Глава 4. Первый пятикирпич

Новоиспеченный риэлтер Владимир Осташов, умаявшийся от безрезультатных переговоров с десятками лжевладельцев и лжепокупателей квартир, подпирая голову руками, ссутулился перед синим экраном монитора. Глаза его были закрыты, он спал.

Он не слышал и не видел, как истово и увлеченно стучала по клавишам клавиатуры его соседка Ия. Он не обращал внимания на доносящиеся с разных сторон звонки телефонов, говор сотрудников и противный визг старых игольчатых принтеров.

Не видел Владимир и того, как технический секретарь Катя, побеседовав с кем-то по телефону, прикрыла трубку рукой и, подманив жестом начальника отдела Александра Мухина, стала что-то нашептывать ему на ухо. Склонившийся к ней Мухин, похоже, очень быстро понял, о чем идет речь. Он остановил Катю поднятым кверху указательным пальцем, распрямился и оглядел находящихся в зале работников. Змея улыбки изогнула его губы.

– Ну что, негры, солнце еще высоко, и… есть заявка на покупку квартиры, – сказал он совсем негромко, но слова его подействовали сильно.

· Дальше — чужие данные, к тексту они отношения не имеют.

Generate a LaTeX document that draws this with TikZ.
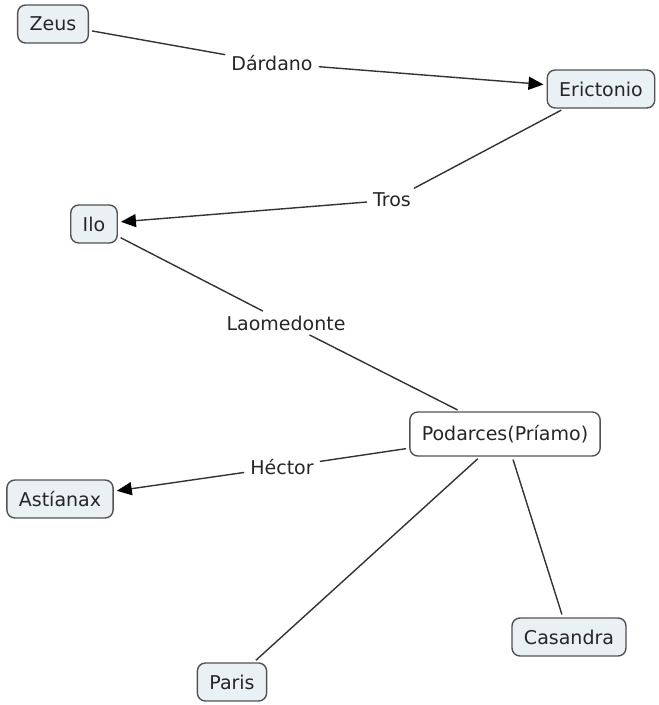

Сотрудники прекратили настукивать пальцами по клавиатурам, положили телефонные трубки и затихли. Михаил Варламов (тот самый, который неохотно посвящал Осташова в тонкости работы с компьютерной программой перед тем, как за это дело взялась Ия), – Варламов поднял свое умное лицо, и оно стало еще более умным. Сама Ия энергично тряхнув хвостом волос, принялась нетерпеливо переминаться на стуле с ягодицы на ягодицу, отчего стала напоминать добрую лошадку перед стартом на ипподроме. Глаза милой брюнетки Софии Пелехацкой полыхнули, как у заправской женщины-вамп. Юрий Битуев выключил единственный из принтеров, который еще продолжал визжать, и чуть ли не со стуком сомкнул свои густые брови. Симпатичная шатенка Наталья Кузькина стыдливо уставилась в окно, словно девушка, явившаяся на романтическое свидание и вдруг почувствовавшая, что именно сегодня ей признаются в вечной любви и сделают известно какое предложение. Одним словом, все застыли в ожидании.